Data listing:
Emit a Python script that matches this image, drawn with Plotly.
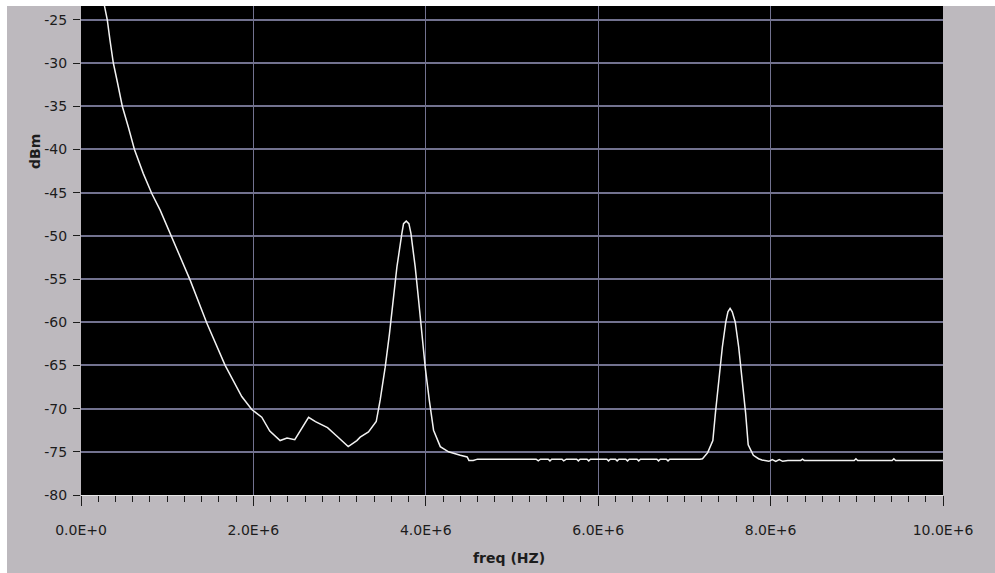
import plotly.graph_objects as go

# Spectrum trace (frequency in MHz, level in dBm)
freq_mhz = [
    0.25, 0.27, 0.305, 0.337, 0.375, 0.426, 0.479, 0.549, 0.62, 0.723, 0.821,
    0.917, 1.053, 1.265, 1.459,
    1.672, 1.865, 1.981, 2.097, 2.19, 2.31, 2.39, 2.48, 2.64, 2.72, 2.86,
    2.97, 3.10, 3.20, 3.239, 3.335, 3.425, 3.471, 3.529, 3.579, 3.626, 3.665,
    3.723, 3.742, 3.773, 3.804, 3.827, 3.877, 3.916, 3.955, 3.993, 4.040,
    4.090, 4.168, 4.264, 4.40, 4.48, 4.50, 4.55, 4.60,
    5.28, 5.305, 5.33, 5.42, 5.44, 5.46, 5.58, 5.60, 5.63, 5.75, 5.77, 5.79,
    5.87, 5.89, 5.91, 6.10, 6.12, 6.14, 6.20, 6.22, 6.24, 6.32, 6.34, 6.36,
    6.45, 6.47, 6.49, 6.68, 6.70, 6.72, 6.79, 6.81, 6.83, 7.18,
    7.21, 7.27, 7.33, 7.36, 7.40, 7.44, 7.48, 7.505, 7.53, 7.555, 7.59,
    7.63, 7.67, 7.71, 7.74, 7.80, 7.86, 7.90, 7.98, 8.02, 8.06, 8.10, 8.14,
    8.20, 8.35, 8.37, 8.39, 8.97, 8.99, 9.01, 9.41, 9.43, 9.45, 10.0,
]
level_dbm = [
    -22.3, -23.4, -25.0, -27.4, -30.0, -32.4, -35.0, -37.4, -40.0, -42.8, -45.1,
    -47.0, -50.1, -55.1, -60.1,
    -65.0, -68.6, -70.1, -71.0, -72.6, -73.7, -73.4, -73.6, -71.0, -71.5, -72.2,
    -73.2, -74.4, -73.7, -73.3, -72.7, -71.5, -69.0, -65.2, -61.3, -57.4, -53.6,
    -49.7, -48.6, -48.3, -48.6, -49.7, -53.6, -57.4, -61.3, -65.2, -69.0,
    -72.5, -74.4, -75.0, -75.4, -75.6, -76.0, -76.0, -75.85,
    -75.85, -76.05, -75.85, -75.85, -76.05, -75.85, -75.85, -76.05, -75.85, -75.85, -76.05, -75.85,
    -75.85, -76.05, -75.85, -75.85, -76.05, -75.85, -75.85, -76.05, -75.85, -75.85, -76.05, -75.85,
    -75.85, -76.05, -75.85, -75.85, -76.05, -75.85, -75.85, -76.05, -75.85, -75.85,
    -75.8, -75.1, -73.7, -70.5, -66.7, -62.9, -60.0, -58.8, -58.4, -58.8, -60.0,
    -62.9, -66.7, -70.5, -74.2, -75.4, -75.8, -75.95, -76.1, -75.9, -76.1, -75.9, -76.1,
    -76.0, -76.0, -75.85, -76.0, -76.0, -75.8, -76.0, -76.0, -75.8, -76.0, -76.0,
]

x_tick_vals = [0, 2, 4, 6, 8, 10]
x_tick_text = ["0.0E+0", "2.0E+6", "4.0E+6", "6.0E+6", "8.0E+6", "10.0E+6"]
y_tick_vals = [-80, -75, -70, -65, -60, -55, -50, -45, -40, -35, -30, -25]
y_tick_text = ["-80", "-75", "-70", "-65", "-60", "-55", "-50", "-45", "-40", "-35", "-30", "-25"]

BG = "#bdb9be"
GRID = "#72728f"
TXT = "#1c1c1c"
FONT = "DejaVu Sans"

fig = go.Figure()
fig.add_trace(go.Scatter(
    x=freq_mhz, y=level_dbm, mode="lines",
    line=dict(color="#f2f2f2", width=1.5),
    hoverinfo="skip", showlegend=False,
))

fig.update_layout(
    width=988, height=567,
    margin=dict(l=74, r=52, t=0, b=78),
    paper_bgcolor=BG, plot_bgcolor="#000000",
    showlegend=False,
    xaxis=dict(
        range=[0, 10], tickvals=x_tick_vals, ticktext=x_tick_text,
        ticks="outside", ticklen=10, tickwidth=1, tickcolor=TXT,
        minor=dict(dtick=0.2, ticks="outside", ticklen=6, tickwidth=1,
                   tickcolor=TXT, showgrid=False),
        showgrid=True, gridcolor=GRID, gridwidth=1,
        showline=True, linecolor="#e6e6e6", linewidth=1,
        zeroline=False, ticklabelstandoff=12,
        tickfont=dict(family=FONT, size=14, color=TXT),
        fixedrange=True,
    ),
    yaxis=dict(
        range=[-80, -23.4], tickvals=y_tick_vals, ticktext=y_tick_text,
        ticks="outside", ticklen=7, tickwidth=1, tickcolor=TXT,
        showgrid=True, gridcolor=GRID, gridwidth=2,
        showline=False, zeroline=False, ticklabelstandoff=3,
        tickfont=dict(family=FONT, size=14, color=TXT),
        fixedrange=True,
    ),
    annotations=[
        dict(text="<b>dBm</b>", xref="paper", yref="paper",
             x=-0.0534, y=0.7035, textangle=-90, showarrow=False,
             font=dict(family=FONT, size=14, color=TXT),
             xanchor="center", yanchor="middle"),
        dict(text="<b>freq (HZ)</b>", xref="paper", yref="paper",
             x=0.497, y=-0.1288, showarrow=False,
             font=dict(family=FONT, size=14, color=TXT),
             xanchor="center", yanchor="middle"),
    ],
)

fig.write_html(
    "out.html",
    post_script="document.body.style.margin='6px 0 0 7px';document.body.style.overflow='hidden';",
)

--

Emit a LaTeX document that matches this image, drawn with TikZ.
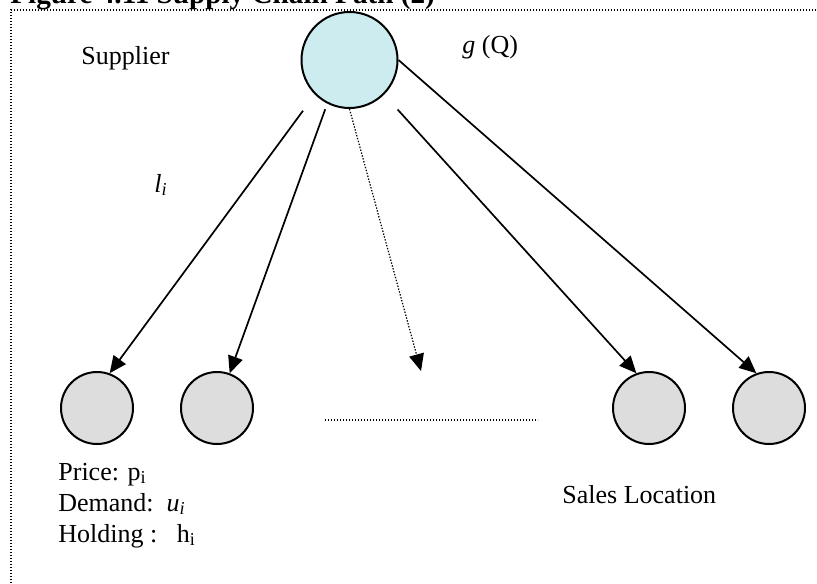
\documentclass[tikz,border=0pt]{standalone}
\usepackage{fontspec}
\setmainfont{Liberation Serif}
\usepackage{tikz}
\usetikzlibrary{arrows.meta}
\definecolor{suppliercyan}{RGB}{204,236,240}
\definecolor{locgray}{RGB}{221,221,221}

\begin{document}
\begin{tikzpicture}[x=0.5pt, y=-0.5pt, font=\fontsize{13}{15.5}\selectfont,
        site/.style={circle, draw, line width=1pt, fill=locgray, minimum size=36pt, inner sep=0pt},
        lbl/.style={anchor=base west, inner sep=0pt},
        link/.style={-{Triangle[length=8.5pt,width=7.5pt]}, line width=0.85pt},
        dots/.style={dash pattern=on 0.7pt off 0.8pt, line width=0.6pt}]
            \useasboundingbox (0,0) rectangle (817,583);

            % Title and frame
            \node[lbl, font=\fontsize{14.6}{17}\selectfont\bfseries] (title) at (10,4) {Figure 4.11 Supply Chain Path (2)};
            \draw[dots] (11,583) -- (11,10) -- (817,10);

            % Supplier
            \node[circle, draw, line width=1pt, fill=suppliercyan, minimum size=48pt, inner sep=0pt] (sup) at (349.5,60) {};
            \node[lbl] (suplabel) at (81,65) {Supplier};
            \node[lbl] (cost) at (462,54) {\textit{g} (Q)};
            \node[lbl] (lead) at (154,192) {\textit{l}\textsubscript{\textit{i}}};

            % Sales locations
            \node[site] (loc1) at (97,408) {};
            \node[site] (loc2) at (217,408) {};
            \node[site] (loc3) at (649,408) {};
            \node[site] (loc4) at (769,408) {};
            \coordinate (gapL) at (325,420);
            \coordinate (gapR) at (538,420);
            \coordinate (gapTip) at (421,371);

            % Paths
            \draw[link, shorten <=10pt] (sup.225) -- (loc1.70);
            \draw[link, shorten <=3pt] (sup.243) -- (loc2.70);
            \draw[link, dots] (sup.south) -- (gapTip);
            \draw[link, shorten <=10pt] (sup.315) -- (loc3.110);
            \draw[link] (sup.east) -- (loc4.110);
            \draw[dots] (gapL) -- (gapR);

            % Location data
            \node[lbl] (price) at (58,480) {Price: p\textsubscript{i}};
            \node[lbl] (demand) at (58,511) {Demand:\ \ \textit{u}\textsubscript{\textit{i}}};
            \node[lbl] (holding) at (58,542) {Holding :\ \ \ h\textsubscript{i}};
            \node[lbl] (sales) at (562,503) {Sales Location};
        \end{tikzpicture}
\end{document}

--

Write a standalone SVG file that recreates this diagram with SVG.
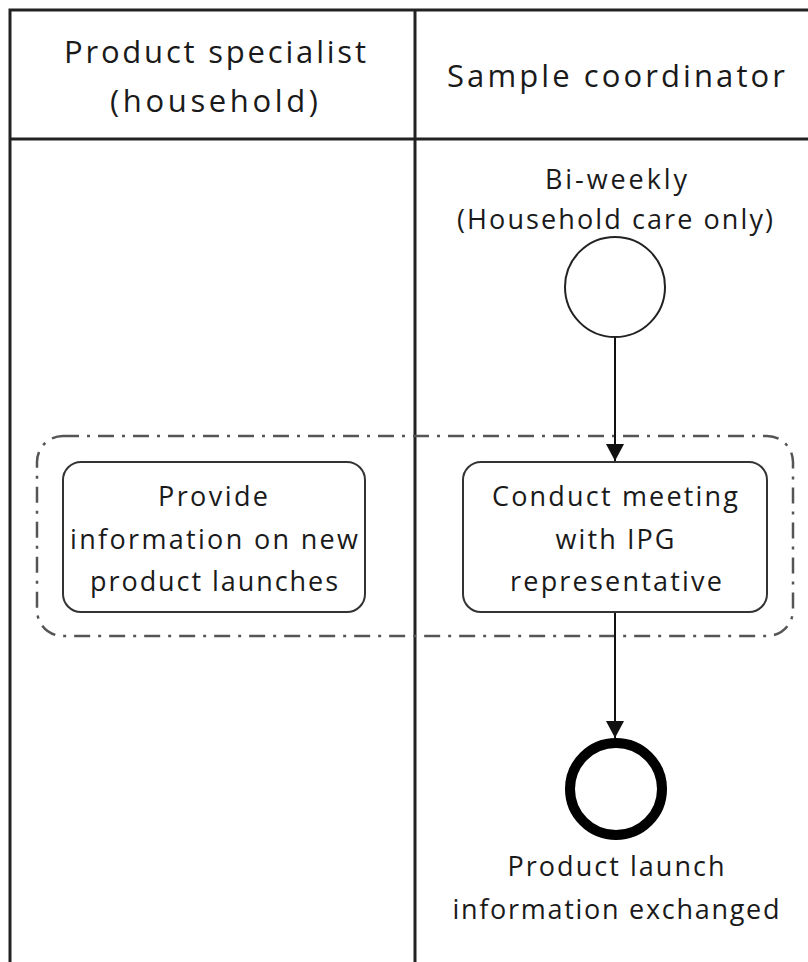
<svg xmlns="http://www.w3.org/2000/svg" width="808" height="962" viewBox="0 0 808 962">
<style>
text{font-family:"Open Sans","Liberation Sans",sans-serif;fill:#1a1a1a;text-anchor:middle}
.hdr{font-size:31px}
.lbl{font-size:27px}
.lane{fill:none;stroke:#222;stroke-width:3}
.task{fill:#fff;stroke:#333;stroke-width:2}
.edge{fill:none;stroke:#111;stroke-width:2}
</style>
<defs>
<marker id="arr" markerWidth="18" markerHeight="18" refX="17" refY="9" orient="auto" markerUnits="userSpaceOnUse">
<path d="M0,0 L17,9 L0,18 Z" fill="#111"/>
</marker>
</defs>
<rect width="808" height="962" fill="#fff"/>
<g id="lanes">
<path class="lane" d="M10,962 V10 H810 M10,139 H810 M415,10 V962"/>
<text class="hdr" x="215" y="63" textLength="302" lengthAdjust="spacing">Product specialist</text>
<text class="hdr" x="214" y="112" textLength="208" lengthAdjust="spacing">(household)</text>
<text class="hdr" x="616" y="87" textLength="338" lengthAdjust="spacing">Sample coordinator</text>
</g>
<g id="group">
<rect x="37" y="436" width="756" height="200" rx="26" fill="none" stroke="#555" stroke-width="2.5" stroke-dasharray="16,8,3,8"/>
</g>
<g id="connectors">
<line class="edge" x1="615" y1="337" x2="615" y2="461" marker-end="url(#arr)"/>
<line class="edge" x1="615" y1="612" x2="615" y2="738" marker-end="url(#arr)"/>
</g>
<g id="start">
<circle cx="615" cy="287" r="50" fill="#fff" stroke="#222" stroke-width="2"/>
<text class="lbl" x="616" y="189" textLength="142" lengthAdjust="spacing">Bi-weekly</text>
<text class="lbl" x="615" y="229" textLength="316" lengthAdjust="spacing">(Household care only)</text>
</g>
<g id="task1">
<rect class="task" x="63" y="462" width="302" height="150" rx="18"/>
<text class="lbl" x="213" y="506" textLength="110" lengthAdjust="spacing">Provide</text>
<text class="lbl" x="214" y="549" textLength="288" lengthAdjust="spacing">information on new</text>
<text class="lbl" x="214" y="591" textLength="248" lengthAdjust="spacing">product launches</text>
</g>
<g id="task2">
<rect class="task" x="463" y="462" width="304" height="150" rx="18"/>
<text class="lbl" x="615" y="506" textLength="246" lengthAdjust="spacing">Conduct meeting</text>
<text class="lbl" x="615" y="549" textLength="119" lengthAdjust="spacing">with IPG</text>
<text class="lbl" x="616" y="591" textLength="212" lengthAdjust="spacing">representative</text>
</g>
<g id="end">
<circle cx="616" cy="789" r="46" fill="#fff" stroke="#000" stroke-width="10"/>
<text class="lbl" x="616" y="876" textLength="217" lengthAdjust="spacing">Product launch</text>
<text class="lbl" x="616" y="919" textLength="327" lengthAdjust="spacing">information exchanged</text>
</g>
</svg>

TASK GOAL: Pull out every line containing "that".

SOLUTION TO THIS PROBLEM:
Emit a Python script that matches this image, drawn with Plotly.
Emit a LaTeX document that matches this image, drawn with TikZ.
Write a standalone SVG file that recreates this diagram with SVG.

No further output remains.